Appellant contends there was not, because the policy of insurance was never accepted by appellee. Por a number of years appellee had carried its fire insurance with Robinson & Julienne, insurance agents of Jackson, Miss. It was understood that Robinson & Julienne would look after and attend to appellee’s policy expirations, and see that they were renewed. Appellee had a credit with them extending to the 20th of each month, for all premiums. Appellee had a policy of insurance with the Mercantile Insurance Company which expired June 1, 1921. That Company had retired from this state. Mr. Julienne, of Robinson & Julienne, went to the office of appellee and there found Mrs. Smith, the secretary of appellee company, her husband, Mr. Smith, the manager, being out of the city, and called her attention to the fact that the policy in the Mercantile Insurance Company would expire on the 1st of June, and asked if appellee wanted the policy renewed in another company. Mrs. Smith asked that another policy be procured in the place of the expired policy. Robinson & Julienne, acting alone as brokers for appellee, applied to W. L. Nelson & Co., of Memphis, Tenn., general agents of appellant, for insurance on appellee’s property, in the place of the said expired policy, and in response thereto received the policy here involved in appellant company. This policy was dated June 1, 1921. The fire occurred on the 5th of June, 1921. Robinson & Julienne had the policy in their custody at the time of the fire, and had had *595it since they received it from W. L. Nelson & Company, which was probably on the 2d or 3d of the month, or five or sis days before the fire. Appellee had not been notified by Robinson & Jnlienne of its receipt. Appellant contends that, under the evidence in the case, the policy of insurance never became a binding contract, because it had been procured and was held by Robinson & Julienne, as brokers, subject to appellee’s approval, and when the fire took place appellee had never approved the policy. On the other hand, appellee contends that the policy was procured by said brokers, at the instance of Mrs. Smith, as secretary of appellee company, subject alone to cancellation if not satisfactory to Mr. Smith, the manager of the company. In other words, that the policy was to be a binding contract, subject alone to cancellation by the manager of appellee company, if its insurance was not agreeable to him.

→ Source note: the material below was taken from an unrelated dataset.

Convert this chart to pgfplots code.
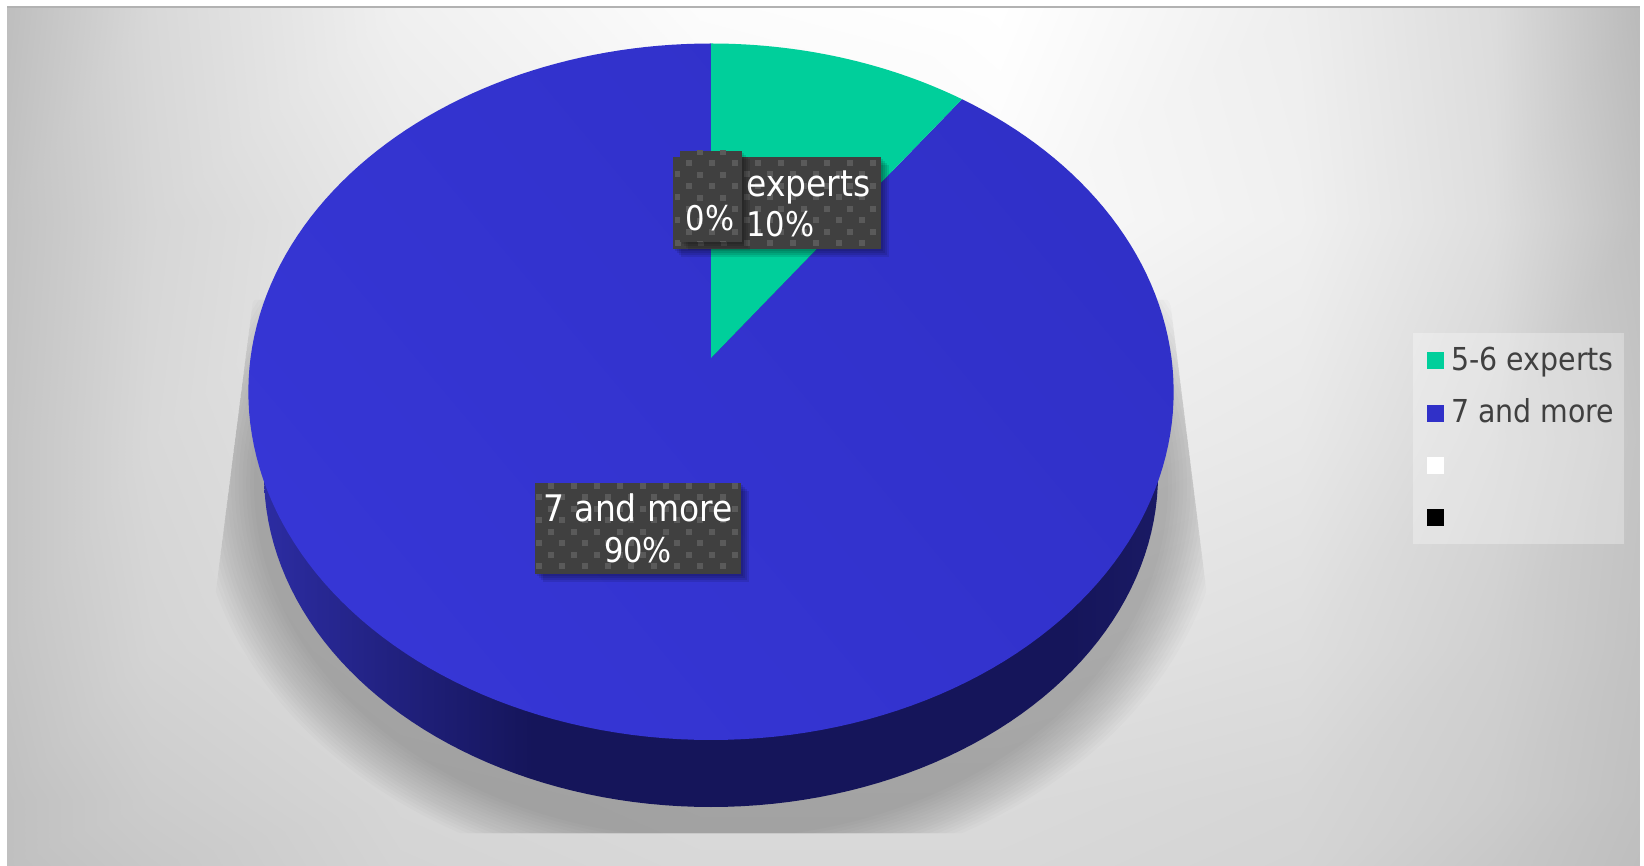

There is no dispute as to the law that there was no binding contract unless the minds of the parties met. That is, in this case, unless appellant issued the policy in question, and it was accepted by appellee. The parties differ about what is shown by the evidence. The trial court found, as a matter of fact, that the policy was issued by appellant and accepted by appellee ;• that Robinson & Julienne at the time of the fire held it as agents for appellee, subject alone to the condition that Smith, the manager of the appellee, when informed of its issuance, had the right of cancellation if he so desired. Smith, the manager of appellee, testified that, soon after the 1st of June, he was informed of the application for the policy; that he did not know it had been received by Robinson & Julienne at the time of the fire, but did not disapprove of what had been done with reference thereto. Mr. Julienne, of said firm of brokers who procured the policy, after testifying that the policy was applied for and issued, subject to the approval of Mr. Smith as manager of appellee, finally stated what occurred in this way:

*596‘ ‘ Q. Mr. Julienne, to get back to that conversation with Mrs. Smith, as I understand it, you told Mrs. Smith and Mrs. Smith agreed that you would write the policy; that if Mr. Smith did not want it he could cancel it? A. I think those are my exact words. ’ ’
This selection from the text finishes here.